Starting in the 1980s, a gap has been widening between what the best-paid Americans earn and what everyone else in the country earns. Economists Barry Z. Cynamon and Steven M. Fazzari shared in a new paper that “Rising income inequality is now a significant barrier to economic growth and full employment.”
I’m worried. I’m worried about the future of America. History has proven that income inequality, when let go for a long time, causes big problems, even civil wars. And in 2016, lower pay for the poor is causing an even wider income gap.
Since the late ‘70s, most of the growth in workers’ earnings has gone to the people who have made the most money. To be precise, the wages of the top 1 percent of workers have grown 138 percent since 1979, while the wages for the bottom 90 percent grew only 15 percent during that period. Yikes. This especially hurts our social security system, which underestimated income inequality, making higher income earners pay a much smaller percentage of their income in social security tax than lower income earners.

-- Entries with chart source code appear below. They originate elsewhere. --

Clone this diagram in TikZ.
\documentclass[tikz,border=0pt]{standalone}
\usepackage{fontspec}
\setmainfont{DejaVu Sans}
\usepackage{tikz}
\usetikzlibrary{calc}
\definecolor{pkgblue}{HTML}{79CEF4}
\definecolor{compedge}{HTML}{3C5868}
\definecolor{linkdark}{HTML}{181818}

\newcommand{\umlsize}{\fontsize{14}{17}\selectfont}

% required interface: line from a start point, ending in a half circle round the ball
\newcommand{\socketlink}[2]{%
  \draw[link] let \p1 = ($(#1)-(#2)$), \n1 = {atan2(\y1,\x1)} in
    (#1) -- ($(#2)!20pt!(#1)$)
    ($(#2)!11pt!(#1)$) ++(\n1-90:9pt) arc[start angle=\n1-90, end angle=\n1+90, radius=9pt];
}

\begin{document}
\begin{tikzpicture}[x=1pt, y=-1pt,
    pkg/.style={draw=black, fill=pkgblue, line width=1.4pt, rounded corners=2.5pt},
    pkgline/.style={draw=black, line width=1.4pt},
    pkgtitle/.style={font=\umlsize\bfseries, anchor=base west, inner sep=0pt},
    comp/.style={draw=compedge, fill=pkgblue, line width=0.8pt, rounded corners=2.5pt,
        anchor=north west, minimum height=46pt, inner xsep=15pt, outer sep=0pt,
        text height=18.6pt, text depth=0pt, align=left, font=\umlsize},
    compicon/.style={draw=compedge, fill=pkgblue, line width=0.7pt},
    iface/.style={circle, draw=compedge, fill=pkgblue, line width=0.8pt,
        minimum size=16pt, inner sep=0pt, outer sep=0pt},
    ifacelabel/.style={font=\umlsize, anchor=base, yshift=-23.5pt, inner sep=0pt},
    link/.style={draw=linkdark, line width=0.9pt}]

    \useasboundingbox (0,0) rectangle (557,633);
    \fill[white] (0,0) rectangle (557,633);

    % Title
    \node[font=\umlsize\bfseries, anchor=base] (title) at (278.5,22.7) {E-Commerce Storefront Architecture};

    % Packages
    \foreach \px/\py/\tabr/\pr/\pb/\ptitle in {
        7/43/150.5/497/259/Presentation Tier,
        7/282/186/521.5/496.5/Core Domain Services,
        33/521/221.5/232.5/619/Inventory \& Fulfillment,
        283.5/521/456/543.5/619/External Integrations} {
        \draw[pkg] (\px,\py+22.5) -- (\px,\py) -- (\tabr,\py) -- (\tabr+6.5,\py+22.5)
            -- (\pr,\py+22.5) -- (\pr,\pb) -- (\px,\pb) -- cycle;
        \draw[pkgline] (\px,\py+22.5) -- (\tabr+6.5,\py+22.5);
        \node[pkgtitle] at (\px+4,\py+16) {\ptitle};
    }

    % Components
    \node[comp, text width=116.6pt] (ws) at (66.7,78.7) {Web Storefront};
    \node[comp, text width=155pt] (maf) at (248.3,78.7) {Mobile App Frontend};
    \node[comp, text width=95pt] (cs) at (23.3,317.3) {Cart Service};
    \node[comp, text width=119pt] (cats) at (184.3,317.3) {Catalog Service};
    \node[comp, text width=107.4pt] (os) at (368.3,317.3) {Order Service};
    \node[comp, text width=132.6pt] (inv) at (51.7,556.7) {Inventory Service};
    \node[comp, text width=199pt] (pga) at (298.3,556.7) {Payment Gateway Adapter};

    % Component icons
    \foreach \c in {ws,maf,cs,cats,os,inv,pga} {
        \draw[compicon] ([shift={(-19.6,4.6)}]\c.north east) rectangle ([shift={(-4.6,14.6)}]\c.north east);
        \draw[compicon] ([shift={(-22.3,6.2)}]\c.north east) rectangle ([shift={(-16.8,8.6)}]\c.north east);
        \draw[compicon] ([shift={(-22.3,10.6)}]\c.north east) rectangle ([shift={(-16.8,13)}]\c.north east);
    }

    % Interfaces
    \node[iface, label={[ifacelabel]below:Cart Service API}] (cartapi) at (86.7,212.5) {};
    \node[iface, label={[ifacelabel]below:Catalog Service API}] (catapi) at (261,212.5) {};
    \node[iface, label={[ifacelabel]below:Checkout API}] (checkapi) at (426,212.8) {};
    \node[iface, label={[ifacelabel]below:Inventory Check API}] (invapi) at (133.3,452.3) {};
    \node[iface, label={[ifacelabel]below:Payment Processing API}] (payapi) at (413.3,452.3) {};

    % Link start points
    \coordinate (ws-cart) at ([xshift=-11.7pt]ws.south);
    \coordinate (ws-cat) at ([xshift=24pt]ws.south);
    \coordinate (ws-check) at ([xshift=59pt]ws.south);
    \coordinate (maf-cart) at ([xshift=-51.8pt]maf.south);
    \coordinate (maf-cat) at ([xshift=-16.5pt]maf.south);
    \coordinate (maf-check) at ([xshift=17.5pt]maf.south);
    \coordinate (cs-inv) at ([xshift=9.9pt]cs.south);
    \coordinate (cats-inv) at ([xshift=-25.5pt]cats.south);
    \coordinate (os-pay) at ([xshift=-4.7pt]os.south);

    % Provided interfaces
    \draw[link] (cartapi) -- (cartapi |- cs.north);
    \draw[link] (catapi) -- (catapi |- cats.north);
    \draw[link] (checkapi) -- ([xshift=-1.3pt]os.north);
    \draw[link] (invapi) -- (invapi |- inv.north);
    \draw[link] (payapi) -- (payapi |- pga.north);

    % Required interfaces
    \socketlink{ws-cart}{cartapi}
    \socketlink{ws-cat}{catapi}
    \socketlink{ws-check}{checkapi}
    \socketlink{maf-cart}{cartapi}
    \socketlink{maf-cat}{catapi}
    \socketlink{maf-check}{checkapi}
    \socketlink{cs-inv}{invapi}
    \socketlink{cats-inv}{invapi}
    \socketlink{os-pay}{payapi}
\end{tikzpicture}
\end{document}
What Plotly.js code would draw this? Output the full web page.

This is a huge problem since the number of seniors will double by 2060. If we think income inequality is bad now, it will only continue to get worse.
I find my idealistic side wishing we could get rid of money altogether, but my realistic side worried about creating a decent life for my future family. Where I live, it certainly feels like the only way to do this is to have a household income in the 1% ($400k+) per year, and even that is really just “upper middle class” here. Achieving that is very challenging. It’s much more likely that I’ll be priced out of Silicon Valley as I decide to have a family, and I’ll drop into a lower household income level to be able to afford a middle class lifestyle somewhere else.